SWAS Launch — a moment, not just an event.
After months of planning, on Friday 25 July 2025 we officially launched SWAS CIC.
We began with taking SWAS — breath. Something so simple, yet so profound. Breath connects us. It is identity before name, before nation, before religion, before language. And in that shared breath, we find each other.
We heard a captivating poem by Maryam Sophia about South Asian histories. Our host for the panel discussion was Narinder Sidhu, a pioneering former Police Officer and host of the podcast Behind the Badge and the Bindi — where she explores her experiences as the first Sikh woman to serve in her borough, while shining a light on the often-overlooked voices of South Asian women.
We kept hearing stories from South Asian social workers and allied professionals — stories of invisibility, of being spoken over, of being met with silence when trying to advocate for our communities.
We heard from practitioners tired of seeing assessments that missed the bigger picture.
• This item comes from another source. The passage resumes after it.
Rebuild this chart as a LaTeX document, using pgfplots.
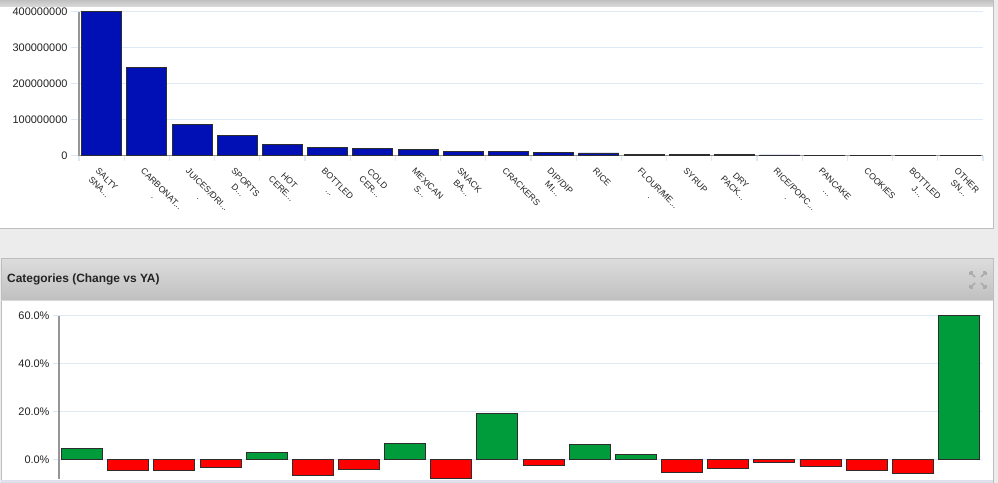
\documentclass[border=0pt]{standalone}
\usepackage{pgfplots}
\pgfplotsset{compat=1.18}
\usepackage{fontspec}
\setmainfont{Liberation Sans}
\definecolor{bgc}{RGB}{236,236,236}
\definecolor{panelb}{RGB}{190,190,190}
\definecolor{hdtop}{RGB}{220,220,220}
\definecolor{hdbot}{RGB}{192,192,192}
\definecolor{gridc}{RGB}{222,233,246}
\definecolor{axc}{RGB}{150,150,150}
\definecolor{txtc}{RGB}{35,35,35}
\definecolor{barblue}{RGB}{0,16,181}
\definecolor{bargreen}{RGB}{0,155,58}
\definecolor{barred}{RGB}{255,0,0}
\definecolor{edgec}{RGB}{45,45,45}
\newcommand{\el}{.\kern0pt.\kern0pt.}
\begin{document}
\begin{tikzpicture}[x=1bp,y=1bp]
\useasboundingbox (0,0) rectangle (998,483);
\fill[bgc] (0,0) rectangle (998,483);
% top panel
\fill[white] (0,254) rectangle (993,483);
\shade[top color=hdbot, bottom color=hdtop] (0,476) rectangle (993,483);
\draw[panelb, line width=1bp] (0,254) -- (993,254) -- (993,483);
% bottom panel
\fill[white] (1,3) rectangle (993,183);
\shade[top color=hdtop, bottom color=hdbot] (1,183) rectangle (993,224);
\draw[panelb, line width=1bp] (1,0) -- (1,224) -- (993,224) -- (993,0);
\draw[panelb!60, line width=0.8bp] (1,183) -- (993,183);
\fill[bgc!95!blue] (1,0) rectangle (993,3);
\node[anchor=west, font=\bfseries\fontsize{12}{14}\selectfont, text=txtc, inner sep=0] at (7,203.5) {Categories (Change vs YA)};
% expand icon
\begin{scope}[draw=axc!80, line width=1.6bp]
\draw (970,211) -- (975,206); \draw (970,211) -- (970,208); \draw (970,211) -- (973,211);
\draw (986,211) -- (981,206); \draw (986,211) -- (986,208); \draw (986,211) -- (983,211);
\draw (970,195) -- (975,200); \draw (970,195) -- (970,198); \draw (970,195) -- (973,195);
\draw (986,195) -- (981,200); \draw (986,195) -- (986,198); \draw (986,195) -- (983,195);
\end{scope}

% top chart
\begin{axis}[
  at={(79bp,327.3bp)}, anchor=south west, scale only axis,
  width=904bp, height=144bp,
  xmin=-0.5, xmax=19.5, ymin=0, ymax=4e8,
  clip=false,
  axis x line*=bottom, axis y line*=left,
  axis line style={axc, line width=1.1bp},
  ymajorgrids, grid style={gridc, line width=1.3bp},
  ytick={0,1e8,2e8,3e8,4e8},
  yticklabels={0,100000000,200000000,300000000,400000000},
  scaled y ticks=false,
  yticklabel style={font=\fontsize{11}{13}\selectfont, text=txtc},
  ytick style={gridc, line width=1.3bp},
  major tick length=8bp,
  tick align=outside,
  xtick={0,1,2,3,4,5,6,7,8,9,10,11,12,13,14,15,16,17,18,19},
  xtick style={draw=none},
  xticklabels={{SALTY\\SNA\el},{CARBONAT\el\\.},{JUICES/DRI\el\\.},{SPORTS\\D\el},{HOT\\CERE\el},{BOTTLED\\\el},{COLD\\CER\el},{MEXICAN\\S\el},{SNACK\\BA\el},{CRACKERS},{DIP/DIP\\MI\el},{RICE},{FLOUR/ME\el\\.},{SYRUP},{DRY\\PACK\el},{RICE/POPC\el\\.},{PANCAKE\\\el},{COOKIES},{BOTTLED\\J\el},{OTHER\\SN\el}},
  xticklabel style={rotate=-45, anchor=north west, align=center, font=\fontsize{8.8}{11}\selectfont, text=txtc, inner sep=1bp, xshift=0bp, yshift=-3bp},
  extra x ticks={-0.5,0.5,1.5,2.5,3.5,4.5,5.5,6.5,7.5,8.5,9.5,10.5,11.5,12.5,13.5,14.5,15.5,16.5,17.5,18.5,19.5},
  extra x tick labels={},
  extra x tick style={xtick style={gridc, line width=1.3bp, draw=gridc}, major tick length=5bp},
  ybar, bar width=40bp,
]
\addplot[ybar, bar shift=0pt, fill=barblue, draw=edgec, line width=0.9bp] coordinates {
(0,401e6) (1,245e6) (2,86e6) (3,56e6) (4,32e6) (5,22e6) (6,20.5e6) (7,18.5e6) (8,12e6) (9,11e6)
(10,9.5e6) (11,7.5e6) (12,4.5e6) (13,3e6) (14,2.5e6) (15,2e6) (16,1.5e6) (17,1.2e6) (18,0.8e6) (19,0.5e6)};
\end{axis}

% bottom chart
\begin{axis}[
  at={(59bp,3.8bp)}, anchor=south west, scale only axis,
  width=923bp, height=163.5bp,
  xmin=-0.5, xmax=19.5, ymin=-8.3, ymax=60,
  clip=false,
  axis x line=none, axis y line*=left,
  axis line style={axc, line width=1.2bp},
  ymajorgrids, grid style={gridc, line width=1.3bp},
  ytick={0,20,40,60},
  yticklabels={0.0\%,20.0\%,40.0\%,60.0\%},
  yticklabel style={font=\fontsize{11}{13}\selectfont, text=txtc},
  ytick style={gridc, line width=1.3bp},
  major tick length=6bp,
  tick align=outside,
  ybar, bar width=41bp,
]
\addplot[ybar, bar shift=0pt, fill=bargreen, draw=edgec, line width=0.9bp] coordinates {
(0,4.7) (4,3.0) (7,6.5) (9,19.0) (11,6.4) (12,2.2) (19,60.0)};
\addplot[ybar, bar shift=0pt, fill=barred, draw=edgec, line width=0.9bp] coordinates {
(1,-4.8) (2,-4.8) (3,-3.6) (5,-6.8) (6,-4.3) (8,-7.9) (10,-2.5) (13,-5.6) (14,-3.9) (15,-1.4) (16,-2.9) (17,-4.5) (18,-5.9)};
\end{axis}
\end{tikzpicture}
\end{document}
From those watching support fall flat because it didn't land in culturally attuned ways. We heard about safeguarding responses that didn't feel safe. About schools that didn't understand our children. About services that saw parts of us — but not the whole.
And we heard how heavy it is to carry all this, especially when it feels like you're carrying it alone, even in diverse spaces. So, we made a space.
The panel — the five women at the heart centre of SWAS — spoke about how and why SWAS came about.
SWAS is that space. A collective of South Asian social workers and allied professionals coming together with purpose — to reflect, to speak, to be heard, and to lead change from the inside out.
It was more than an event — it was a moment. Conversations that were raw and real. Words that touched hearts. Poetry that carried pain and power. Art that reminded us who we are — and what's possible.
We sat in stillness at the end of the night — reading the reflections on our Tree of SWAS, watching vlogs, holding messages shared across the room, decorating our triangles at the craft table. And in that stillness, we felt deep gratitude: for the energy each person brought into the space, for the courage to speak unfiltered truths, and for the collective hope that change is possible.
SWAS is open to South Asian social workers and allied professionals of all genders. This is your space — a place where your experience is valid, your culture is not a footnote, and your voice matters. Take SWAS with us.